There’s something quietly extraordinary about standing on the roof of a university building in Denton, Texas, with the city lights blurring into a warm amber haze below you, while a telescope the size of a small car points its eye toward Saturn. That’s exactly what you get at the University of North Texas Observatory, one of North Texas’s most underrated and genuinely thrilling free attractions.
Tucked away on the UNT campus in the heart of Denton, the observatory sits atop the Environmental Education, Science and Technology (EESAT) building. It doesn’t announce itself with flashy signage or a gift shop, and that’s part of its charm. You have to seek it out a little, which makes the discovery feel all the more rewarding when you find yourself gazing at the rings of Saturn with your own two eyes for the very first time.

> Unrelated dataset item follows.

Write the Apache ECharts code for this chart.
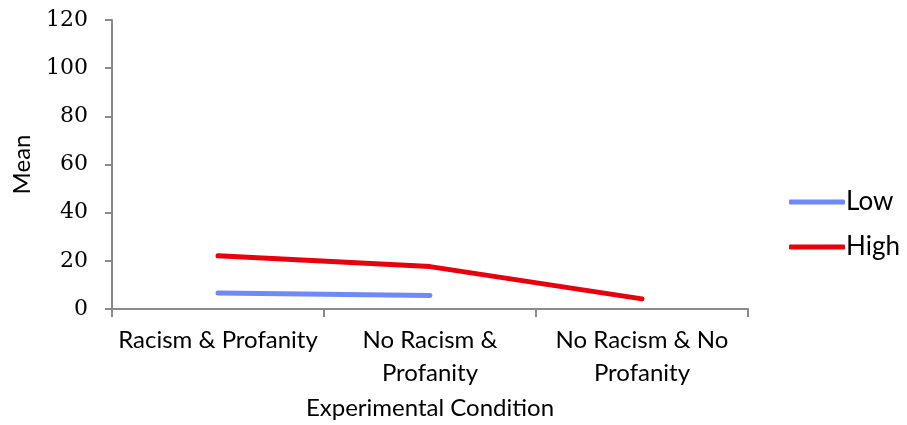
<!DOCTYPE html>
<html><head><meta charset="utf-8">
<script src="https://cdn.jsdelivr.net/npm/echarts@6/dist/echarts.min.js"></script>
<style>html,body{margin:0;padding:0;background:#fff}#c{width:907px;height:425px}</style>
</head><body><div id="c"></div>
<script>
const categories = ["Racism & Profanity", "No Racism & Profanity", "No Racism & No Profanity"];
const tickLabels = ["Racism & Profanity", "No Racism &\nProfanity", "No Racism & No\nProfanity"];
const lowValues = [6.6, 5.6, null];
const highValues = [22.1, 17.6, 4.2];
const seriesNames = ["Low", "High"];
const yTicks = [0, 20, 40, 60, 80, 100, 120];

const chart = echarts.init(document.getElementById('c'));
const axisColor = '#8a8a8a';
chart.setOption({
  animation: false,
  grid: {left: 112, right: 159, top: 20, bottom: 110, containLabel: false},
  legend: {
    orient: 'vertical', left: 784, top: 184, itemGap: 19,
    itemWidth: 56, itemHeight: 5, icon: 'roundRect',
    textStyle: {fontFamily: 'Lato', fontSize: 26, color: '#000', padding: [0,0,0,-4]},
    data: seriesNames
  },
  xAxis: {
    type: 'category', data: categories, boundaryGap: true,
    name: 'Experimental Condition', nameLocation: 'middle', nameGap: 87,
    nameTextStyle: {fontFamily: 'Lato', fontSize: 24, color: '#000'},
    axisLine: {lineStyle: {color: axisColor, width: 2}},
    axisTick: {show: true, length: 8, lineStyle: {color: axisColor, width: 2}},
    axisLabel: {interval: 0, fontFamily: 'Lato', fontSize: 24, color: '#000', margin: 15, lineHeight: 33,
      formatter: (v, i) => tickLabels[i]}
  },
  yAxis: {
    type: 'value', min: 0, max: 120, interval: 20,
    name: 'Mean', nameLocation: 'middle', nameGap: 78, nameRotate: 90,
    nameTextStyle: {fontFamily: 'Lato', fontSize: 24, color: '#000'},
    splitLine: {show: false},
    axisLine: {show: true, lineStyle: {color: axisColor, width: 2}},
    axisTick: {show: true, length: 7, lineStyle: {color: axisColor, width: 2}},
    axisLabel: {fontFamily: 'DejaVu Serif', fontSize: 22, color: '#000', margin: 24,
      formatter: v => yTicks.includes(v) ? String(v) : ''}
  },
  series: [
    {name: seriesNames[0], type: 'line', data: lowValues, symbol: 'none', connectNulls: false,
     lineStyle: {color: '#7089F9', width: 5, cap: 'round', join: 'round'}, itemStyle: {color: '#7089F9'}},
    {name: seriesNames[1], type: 'line', data: highValues, symbol: 'none',
     lineStyle: {color: '#E8000D', width: 5, cap: 'round', join: 'round'}, itemStyle: {color: '#E8000D'}}
  ]
});
</script></body></html>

The observatory hosts regular public viewing nights, typically during the fall and spring semesters, and they are completely free and open to the public. Faculty and students from UNT’s physics department man the telescopes and take genuine delight in walking visitors through what they’re seeing. These aren’t bored docents reciting memorized scripts — they’re passionate astronomers who will happily spend fifteen minutes explaining why Jupiter’s moons matter or what a star cluster actually tells us about the age of the universe. You leave feeling smarter, and somehow more humbled, than when you arrived.
The crowd on any given viewing night is a wonderfully eclectic mix: families with kids who can’t stop bouncing on their heels, couples looking for something a little different for date night, and solo curiosity-seekers who just stumbled across the listing online. Everyone blends together in that particular way that only happens when a shared sense of wonder takes over. Conversations start easily. People trade binoculars and trade observations. It has a community feeling that’s hard to manufacture anywhere else.
On clear nights — and Denton gets plenty of them — the views through the main telescope are genuinely breathtaking. Depending on the season and what’s visible, you might catch the Moon in stunning close-up detail, the ruddy glow of Mars, or a deep-sky object like the Andromeda Galaxy, which sits some 2.5 million light-years away and still manages to show up right there in the eyepiece.
Before or after your visit, the surrounding UNT campus is worth a slow walk. The mature oak trees, open lawns, and nearby food spots along Avenue A make for a pleasant evening out in a neighborhood that feels both collegiate and distinctly Denton — creative, welcoming, and never in a hurry.
Check the UNT Physics Department website for upcoming public night dates, dress in layers (Texas nights cool down fast), and arrive a few minutes early to snag a good spot near the main telescope. This is one of those experiences that costs nothing and stays with you for a long time.